*OBJECTIVE*. Reproduce every line of the material below, but drop the pictures.

====== RECORDED INFORMATION

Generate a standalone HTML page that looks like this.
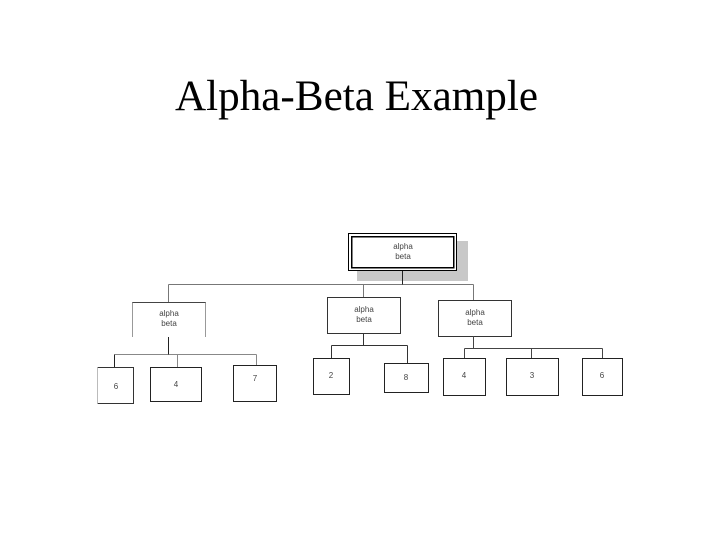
<!DOCTYPE html>
<html><head><meta charset="utf-8"><style>html,body{margin:0;padding:0;background:#fff;width:720px;height:540px;overflow:hidden}</style></head>
<body>
<svg width="720" height="540" viewBox="0 0 720 540" xmlns="http://www.w3.org/2000/svg">
<text x="175" y="110" font-family="Liberation Serif, serif" font-size="43" textLength="363" lengthAdjust="spacingAndGlyphs" fill="#000">Alpha-Beta Example</text>
<g fill="none" stroke-width="1" shape-rendering="crispEdges">
<!-- root shadow -->
<rect x="357" y="241" width="111" height="40" fill="#c8c8c8" stroke="none"/>
<rect x="348.5" y="233.5" width="108" height="37" fill="#fff" stroke="#000"/>
<rect x="351.5" y="236.5" width="102" height="31" stroke="#000" stroke-width="1.5"/>
<!-- level 1 connectors -->
<path d="M402.5 271V284.5M168.5 284.5H473.5M168.5 284.5V302M363.5 284.5V297M473.5 284.5V300" stroke="#777"/>
<path d="M402.5 271V284.5" stroke="#222"/>
<!-- left child (partial borders) -->
<path d="M132.5 337V302.5H205.5V337" stroke="#999"/>
<path d="M132.5 302.5H205.5" stroke="#444"/>
<!-- middle child -->
<rect x="327.5" y="297.5" width="73" height="36" fill="#fff" stroke="#333"/>
<!-- right child -->
<rect x="438.5" y="300.5" width="73" height="36" fill="#fff" stroke="#333"/>
<!-- left leaves connectors -->
<path d="M168.5 337V354.5M114.5 354.5H256.5M114.5 354.5V367M177.5 354.5V367M256.5 354.5V365" stroke="#888"/>
<path d="M168.5 337V354.5M114.5 354.5V367" stroke="#222"/>
<path d="M97.5 367.5H133.5V403.5H97.5" stroke="#333"/>
<path d="M97.5 367.5V403.5" stroke="#bbb"/>
<rect x="150.5" y="367.5" width="51" height="34" fill="#fff" stroke="#222"/>
<rect x="233.5" y="365.5" width="43" height="36" fill="#fff" stroke="#222"/>
<!-- middle leaves -->
<path d="M363.5 333V345.5M331.5 345.5H407.5M331.5 345.5V358M407.5 345.5V363" stroke="#333"/>
<rect x="313.5" y="358.5" width="36" height="36" fill="#fff" stroke="#222"/>
<rect x="384.5" y="363.5" width="44" height="29" fill="#fff" stroke="#222"/>
<!-- right leaves -->
<path d="M473.5 336V348.5M464.5 348.5H602.5M464.5 348.5V358M531.5 348.5V358M602.5 348.5V358" stroke="#444"/>
<rect x="443.5" y="358.5" width="42" height="37" fill="#fff" stroke="#222"/>
<rect x="506.5" y="358.5" width="52" height="37" fill="#fff" stroke="#222"/>
<rect x="582.5" y="358.5" width="40" height="37" fill="#fff" stroke="#222"/>
</g>
<g font-family="Liberation Sans, sans-serif" font-size="8" fill="#444" text-anchor="middle">
<text x="403" y="249">alpha</text><text x="403" y="259">beta</text>
<text x="169" y="316">alpha</text><text x="169" y="326">beta</text>
<text x="364" y="312">alpha</text><text x="364" y="322">beta</text>
<text x="475" y="315">alpha</text><text x="475" y="325">beta</text>
<text x="116" y="389">6</text>
<text x="176" y="387">4</text>
<text x="255" y="381">7</text>
<text x="331" y="378">2</text>
<text x="406" y="380">8</text>
<text x="464" y="378">4</text>
<text x="532" y="378">3</text>
<text x="602" y="378">6</text>
</g>
</svg>
</body></html>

============

*PROBLEM SOLUTION*.
Generate a standalone HTML page that looks like this.
<!DOCTYPE html>
<html><head><meta charset="utf-8"><style>html,body{margin:0;padding:0;background:#fff;width:720px;height:540px;overflow:hidden}</style></head>
<body>
<svg width="720" height="540" viewBox="0 0 720 540" xmlns="http://www.w3.org/2000/svg">
<text x="175" y="110" font-family="Liberation Serif, serif" font-size="43" textLength="363" lengthAdjust="spacingAndGlyphs" fill="#000">Alpha-Beta Example</text>
<g fill="none" stroke-width="1" shape-rendering="crispEdges">
<!-- root shadow -->
<rect x="357" y="241" width="111" height="40" fill="#c8c8c8" stroke="none"/>
<rect x="348.5" y="233.5" width="108" height="37" fill="#fff" stroke="#000"/>
<rect x="351.5" y="236.5" width="102" height="31" stroke="#000" stroke-width="1.5"/>
<!-- level 1 connectors -->
<path d="M402.5 271V284.5M168.5 284.5H473.5M168.5 284.5V302M363.5 284.5V297M473.5 284.5V300" stroke="#777"/>
<path d="M402.5 271V284.5" stroke="#222"/>
<!-- left child (partial borders) -->
<path d="M132.5 337V302.5H205.5V337" stroke="#999"/>
<path d="M132.5 302.5H205.5" stroke="#444"/>
<!-- middle child -->
<rect x="327.5" y="297.5" width="73" height="36" fill="#fff" stroke="#333"/>
<!-- right child -->
<rect x="438.5" y="300.5" width="73" height="36" fill="#fff" stroke="#333"/>
<!-- left leaves connectors -->
<path d="M168.5 337V354.5M114.5 354.5H256.5M114.5 354.5V367M177.5 354.5V367M256.5 354.5V365" stroke="#888"/>
<path d="M168.5 337V354.5M114.5 354.5V367" stroke="#222"/>
<path d="M97.5 367.5H133.5V403.5H97.5" stroke="#333"/>
<path d="M97.5 367.5V403.5" stroke="#bbb"/>
<rect x="150.5" y="367.5" width="51" height="34" fill="#fff" stroke="#222"/>
<rect x="233.5" y="365.5" width="43" height="36" fill="#fff" stroke="#222"/>
<!-- middle leaves -->
<path d="M363.5 333V345.5M331.5 345.5H407.5M331.5 345.5V358M407.5 345.5V363" stroke="#333"/>
<rect x="313.5" y="358.5" width="36" height="36" fill="#fff" stroke="#222"/>
<rect x="384.5" y="363.5" width="44" height="29" fill="#fff" stroke="#222"/>
<!-- right leaves -->
<path d="M473.5 336V348.5M464.5 348.5H602.5M464.5 348.5V358M531.5 348.5V358M602.5 348.5V358" stroke="#444"/>
<rect x="443.5" y="358.5" width="42" height="37" fill="#fff" stroke="#222"/>
<rect x="506.5" y="358.5" width="52" height="37" fill="#fff" stroke="#222"/>
<rect x="582.5" y="358.5" width="40" height="37" fill="#fff" stroke="#222"/>
</g>
<g font-family="Liberation Sans, sans-serif" font-size="8" fill="#444" text-anchor="middle">
<text x="403" y="249">alpha</text><text x="403" y="259">beta</text>
<text x="169" y="316">alpha</text><text x="169" y="326">beta</text>
<text x="364" y="312">alpha</text><text x="364" y="322">beta</text>
<text x="475" y="315">alpha</text><text x="475" y="325">beta</text>
<text x="116" y="389">6</text>
<text x="176" y="387">4</text>
<text x="255" y="381">7</text>
<text x="331" y="378">2</text>
<text x="406" y="380">8</text>
<text x="464" y="378">4</text>
<text x="532" y="378">3</text>
<text x="602" y="378">6</text>
</g>
</svg>
</body></html>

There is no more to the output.